Maybe, but EV production is going to be too slow for some time to affect gas prices. But one day, I can dream.

I think the great thing in Tesla Model S is it that it is not just a great EV it is a great car. Even if it were a ICE Model S it would still be a great car if it had same interior, same performance and same trunk space. Being EV is just a bonus (a big one).

This is a car for normal people, not just treehuggers and green fanatics.

...thinking process interrupted.

I think that if Tesla manages to break the public preconception of EV being just for green people and them being glorified golf carts, it doesn't matter what gasoline prices do, Tesla EV:s would still sell very well. It is that preconception that is in the way, and it looks like it is getting weaker and weaker every day. Especially with enough fast chargers installed so that "range anxiety" gets removed.

Another point that hasn't been mentioned is insurance rates. Unlike ICE cars, parts are plentiful and easily replaced at many dealers and service shops.

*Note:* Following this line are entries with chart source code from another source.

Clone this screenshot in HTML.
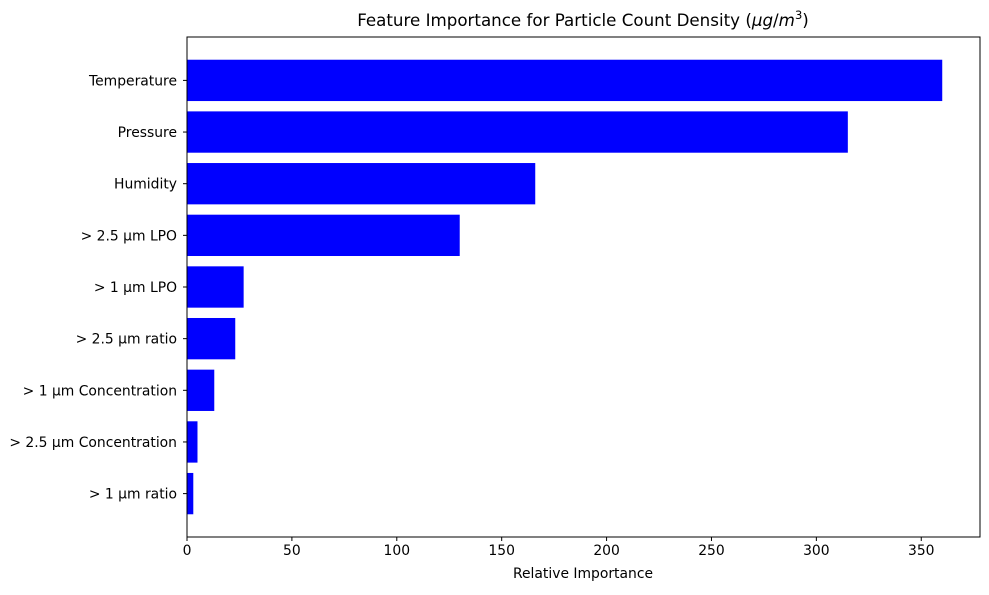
<!DOCTYPE html>
<html><head><meta charset="utf-8"><style>
body{margin:0;background:#fff;}
svg text{font-family:"DejaVu Sans","Liberation Sans",sans-serif;fill:#000;}
</style></head><body>
<svg id="chart" width="989" height="590" xmlns="http://www.w3.org/2000/svg">
<text x="583" y="26" font-size="16.7" text-anchor="middle">Feature Importance for Particle Count Density (<tspan font-style="italic">μg</tspan>/<tspan font-style="italic">m</tspan><tspan font-size="11.5" dy="-7">3</tspan><tspan dy="7">)</tspan></text>
<text x="583" y="578" font-size="13.9" text-anchor="middle">Relative Importance</text>
<g id="bars"></g>
<g id="xticks"></g>
<g id="yticks"></g>
<rect x="187" y="37" width="793" height="500" fill="none" stroke="#000" stroke-width="1"/>
</svg>
<script>
const categories = ["Temperature","Pressure","Humidity","> 2.5 µm LPO","> 1 µm LPO","> 2.5 µm ratio","> 1 µm Concentration","> 2.5 µm Concentration","> 1 µm ratio"];
const values = [360,315,166,130,27,23,13,5,3];
const xTickValues = [0,50,100,150,200,250,300,350];

const L=187,R=980,T=37,B=537;
const xMax=Math.max(...values)*1.05;
const x=v=>L+(v/xMax)*(R-L);
const n=categories.length;
const span=(n-1+0.8)*1.1;
const y0=-0.4-(n-1+0.8)*0.05;
const y=i=>T+((i-y0)/span)*(B-T);
const unit=(B-T)/span;
const NS="http://www.w3.org/2000/svg";
const bars=document.getElementById('bars'),xt=document.getElementById('xticks'),yt=document.getElementById('yticks');
categories.forEach((c,i)=>{
  const r=document.createElementNS(NS,'rect');
  r.setAttribute('x',x(0));r.setAttribute('y',y(i)-0.4*unit);
  r.setAttribute('width',x(values[i])-x(0));r.setAttribute('height',0.8*unit);
  r.setAttribute('fill','#0000ff');
  
  
  bars.appendChild(r);
  const ln=document.createElementNS(NS,'line');
  ln.setAttribute('x1',L-4);ln.setAttribute('x2',L);ln.setAttribute('y1',y(i));ln.setAttribute('y2',y(i));ln.setAttribute('stroke','#000');
  yt.appendChild(ln);
  const t=document.createElementNS(NS,'text');
  t.setAttribute('x',L-10);t.setAttribute('y',y(i)+5);t.setAttribute('font-size','13.9');t.setAttribute('text-anchor','end');
  t.textContent=c;
  
  
  yt.appendChild(t);
});
xTickValues.forEach(v=>{
  const ln=document.createElementNS(NS,'line');
  ln.setAttribute('x1',x(v));ln.setAttribute('x2',x(v));ln.setAttribute('y1',B);ln.setAttribute('y2',B+4);ln.setAttribute('stroke','#000');
  xt.appendChild(ln);
  const t=document.createElementNS(NS,'text');
  t.setAttribute('x',x(v));t.setAttribute('y',B+18);t.setAttribute('font-size','13.9');t.setAttribute('text-anchor','middle');
  t.textContent=v;
  
  
  xt.appendChild(t);
});
</script>
</body></html>
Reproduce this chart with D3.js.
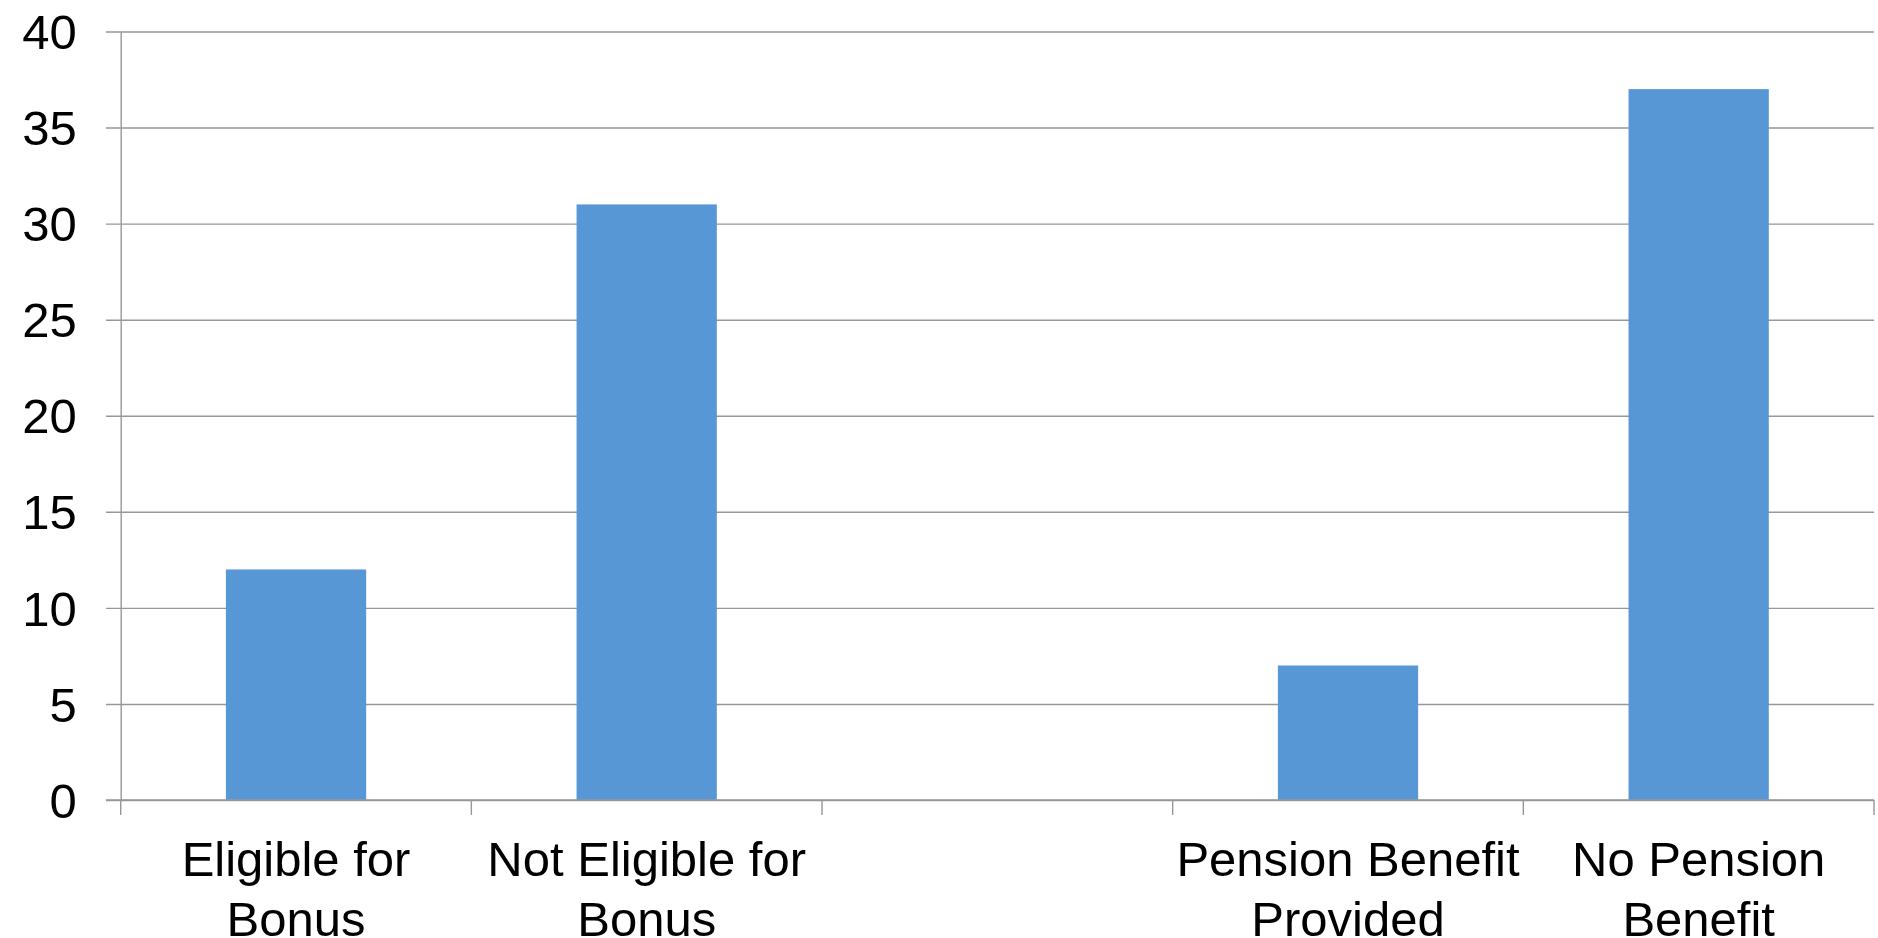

The Model S is going to be a very technologically complex car, which even in "minor" accidents could end up being extremely expensive. Please note I'm not talking about Model S safety issues but rather replacement costs, especially if there happens to be any battery damage. This has not been factored in by the insurance companies at this time.

I know I pay less insurance for my Roadster than my Audi Q7 (you figure), but I'm honestly shocked at that. Its not as if you could easily replace any non-cosmetic damage.

I think Model S is actually technologically very simple car compared to modern ICE car. Way less parts in way less vulnerable positions. Only thing that could make it cost more is aluminum body which costs more to fix than traditional steel one.

@Jerry
I'm not in the insurance industry (and I'm sure someone will correct me if I'm wrong) but the costs that eat the insurance companies alive are the medical and liability components of the policy.

The hard thing for them to figure out will be the value of the car over time along with the rate at which cars will be "totaled" based on the repair costs and the residual value of the vehicle versus simply needing repairs. There will be plenty of arguments regarding the payout value of a damaged Model S that the insurance companies decides has been totaled.

Getting back to the thread, as we pour over the 3Q overview to stockholders, let's not forget the initial slide, "Forward Looking statements". That is standard boiler plate in the securities industry, and tells you (and your lawyers) not to take it as gospel. Basically it says these are our intentions but it may not work out, so don't expecct to hold us responsible if it doesn't.

Having said that, I am content with where Tesla is, where my reservation is (P2884), where the pricing is, and where my Tesla stock investment is.